Mild winter good for fruit growers
Caribou farm serves as dwarf tree experimental test site
CARIBOU, Maine — After a mild winter, it should be a good year for apple trees in northern Maine, according to Renae Moran, a pomologist with the University of Maine Cooperative Extension.
That’s not the case in southern Maine and other parts of the Northeast, due in part to the funky winter, said Moran, who works at the extension’s Highmoor Farm in Monmouth.
“Budding started early and reached a stage where they did not have the hardiness to survive. We had a deep freeze in early April that killed flower buds [in southern Maine]. It hasn’t devastated the crop, but parts further south have been devastated.”
Moran was in Caribou on May 7, visiting Circle B Farm’s 650-tree orchard for an open house and apple growing class with owner Sam Blackstone, and to check up on some trees she’s researching.
“This is a good site,” Moran said of the farm’s orchard, at a higher elevation on a hill rising from the Aroostook River across the road. “Fruit trees actually do better in windy sites, because they don’t get as a cold on those cold, clear nights were the warm air rises and the cold air settles. At a higher elevation, the cold air drains away.”
Moran has been running an experiment at Circle B as part of a national project studying cold-hardiness in dwarf trees, which are small, bear fruit early and live relatively short lives.
Dwarf trees work well for home gardeners and farms that want small trees that fruit soon, but they struggle with the cold. Traditional, full-sized trees take up to a decade to fruit, but offer cold-hardiness and last for many decades.
“People tell me, ‘You can’t plant dwarf trees in The County, they’ll die,’” Moran said. “We’re going to find out.”
Seven years ago at Circle B, Moran planted 40 Honeycrisp trees with four different dwarf rootstocks from Canada and New York. Rootstocks are the rooting system a variety of fruit is grafted onto to form a tree.
“How they look?” Moran asked Circle B owner Sam Blackstone as she joined a walking tour. “Not good,” he said. About half of the project’s dwarf trees have died, but others may yet survive, Moran said.
“There are different schools of thought on what an apple tree is,” Moran said. “Some people think it’s the large, old-fashioned big trees, I’m of the other school of thought. A little tree with some deer protection will start to bear fruit quickly.”
For dwarf trees, at least, Moran thinks that Caribou may represented the coldest limit of their range. To the south in Presque Isle, where it’s a tad warmer on average, dwarf trees seem to fare better, Moran said. “And just 20 miles north of here, it’s almost too cold.”

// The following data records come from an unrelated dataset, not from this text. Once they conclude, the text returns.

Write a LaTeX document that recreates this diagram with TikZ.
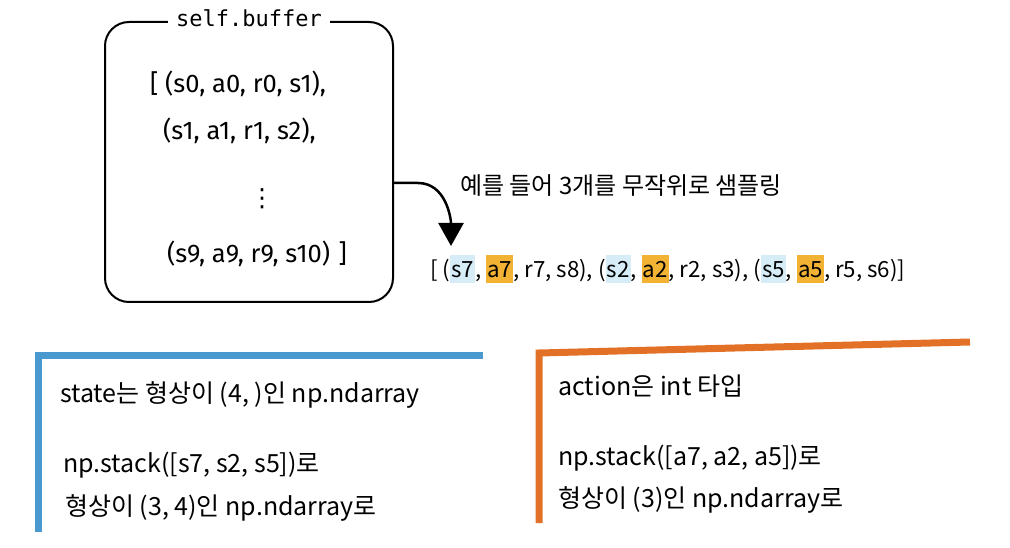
\documentclass[tikz,border=0pt]{standalone}
\usepackage{fontspec}
\setmainfont{Noto Sans CJK KR}
\newfontfamily\buffont{Fira Sans}
\newfontfamily\bufmono{DejaVu Sans Mono}
\newfontfamily\dejavu{DejaVu Sans}
\usetikzlibrary{arrows.meta}
\definecolor{pblue}{RGB}{74,152,208}
\definecolor{porange}{RGB}{226,112,38}
\definecolor{hlblue}{RGB}{214,236,246}
\definecolor{hlorange}{RGB}{242,178,52}
\newcommand\hlbox[2]{{\setlength\fboxsep{0pt}\colorbox{#1}{\rule[-5pt]{0pt}{28pt}\hspace{1pt}#2\hspace{1pt}}}}
\begin{document}
\begin{tikzpicture}[x=1pt,y=-1pt,
  buftxt/.style={font=\buffont\fontsize{25.5}{29}\selectfont, anchor=base west, inner sep=0pt},
  kotxt/.style={font=\fontsize{25}{29}\selectfont, anchor=base west, inner sep=0pt},
  arr/.style={line width=2.5pt, -{Triangle[width=25pt,length=23pt]}},
  panelline/.style={line width=7pt, line join=miter, line cap=butt},
]
\useasboundingbox (0,0) rectangle (1010,548);
% buffer box
\node[draw, line width=2pt, rounded corners=24pt, minimum width=288pt, minimum height=280pt, inner sep=0pt] (buf) at (249,162) {};
\node[fill=white, inner xsep=8pt, inner ysep=2pt, anchor=base, font=\bufmono\fontsize{22}{26}\selectfont] (title) at (249,27) {self.buffer};
\node[buftxt] (b1) at (150,93) {[ (s0, a0, r0, s1),};
\node[buftxt] (b2) at (163,140) {(s1, a1, r1, s2),};
\node[font=\dejavu\fontsize{25}{28}\selectfont, inner sep=0pt, anchor=base] (dots) at (262,207) {⋮};
\node[buftxt] (b4) at (167,263) {(s9, a9, r9, s10)\,\,]};
% sampling arrow
\coordinate (tip) at (451,246);
\draw[arr] ([yshift=-21pt]buf.east) -- ++(24,0) to[out=0,in=90] (tip);
\node[kotxt, font=\fontsize{24}{28}\selectfont] (lbl) at (460,195) {예를 들어 3개를 무작위로 샘플링};
\node[kotxt, font=\fontsize{22.3}{26}\selectfont] (sample) at (430,278) {[ (\hlbox{hlblue}{s7}, \hlbox{hlorange}{a7}, r7, s8), (\hlbox{hlblue}{s2}, \hlbox{hlorange}{a2}, r2, s3), (\hlbox{hlblue}{s5}, \hlbox{hlorange}{a5}, r5, s6)]};
% blue panel
\draw[pblue, panelline] (38.5,532) -- (38.5,355) -- (483,355);
\node[kotxt] (st1) at (60,402) {state는 형상이 (4, )인 np.ndarray};
\node[kotxt] (st2) at (63,472) {np.stack([s7, s2, s5])로};
\node[kotxt] (st3) at (65,515) {형상이 (3, 4)인 np.ndarray로};
% orange panel
\draw[porange, panelline] (539,523) -- (539,353) -- (970,342);
\node[kotxt] (ac1) at (558,395) {action은 int 타입};
\node[kotxt] (ac2) at (558,465) {np.stack([a7, a2, a5])로};
\node[kotxt] (ac3) at (558,507) {형상이 (3)인 np.ndarray로};
\end{tikzpicture}
\end{document}
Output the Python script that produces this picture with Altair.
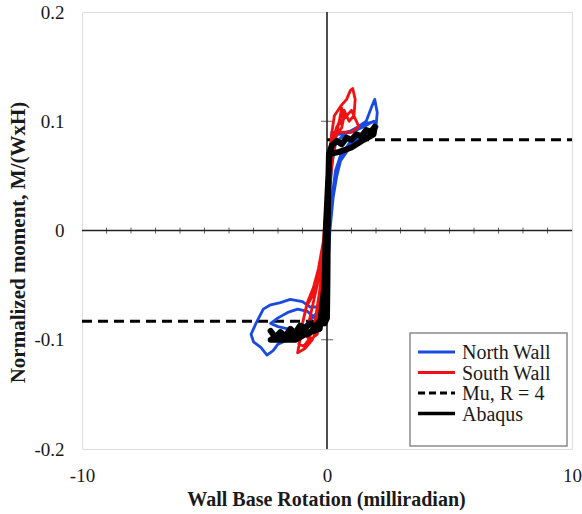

But with hardy varieties and good site selection, Blackstone and other orchardists in cold climates have had success growing semi-dwarf apple trees, as a kind of hybrid option. Semi-dwarf apple trees can grow as tall as 15 feet and retain cold adaptability, while yielding after a few years.
About 400 of Circle B’s apple trees are Honeycrisps, a sweet cold-hardy variety, that are mostly semi-dwarfs. Six of the Honeycrisps are full-size trees. At the time he was planting apple trees, in the early 2000s, Blackstone said his 90-year-old grandfather urged him to have at least a few full-size Honeycrisp, which are now quite big and overall good fruit providers, Blackstone said.
The SAD 1 School Farm in Presque Isle’s 2,500-plus tree orchard has trees from three different rootstocks, two of them being semi-dwarfs and one a cold hardy dwarf.
Blackstone said trees can be grown differently for different uses. In the U-Pick sections of his orchard, the trees are pruned to keep low branches, while other trees are allowed to grow tall and are picked with a ladder.
“I want to keep the branches low for the general public,” he said, standing beside a large 14-year-old honeycrisp tree that has both low and high branches. “I like the 4-year-old kid that can pull the apple right off the tree and a take a fresh bite. I’ve got a customer the rest of my life.”
Old apple trees are found across Maine near homes and road sides, as the remnants of former personal orchards and new trees that have grown from seeds. Among some common heritage varieties planted in Aroostook County were Duchess, Alexander and Yellow Transparent, the latter an early ripening apple originally from Russia that Blackstone also grows a few of.
“Old trees can be renovated. They are worth growing and will produce fruit again,” said John Bunker, a pomologist based in Palermo, Maine, and the founder of Fedco Trees.
“Even if they look decrepit, they respond to pruning and some fertilizer or compost,” said Bunker. “These varieties were grown because they are very good varieties.”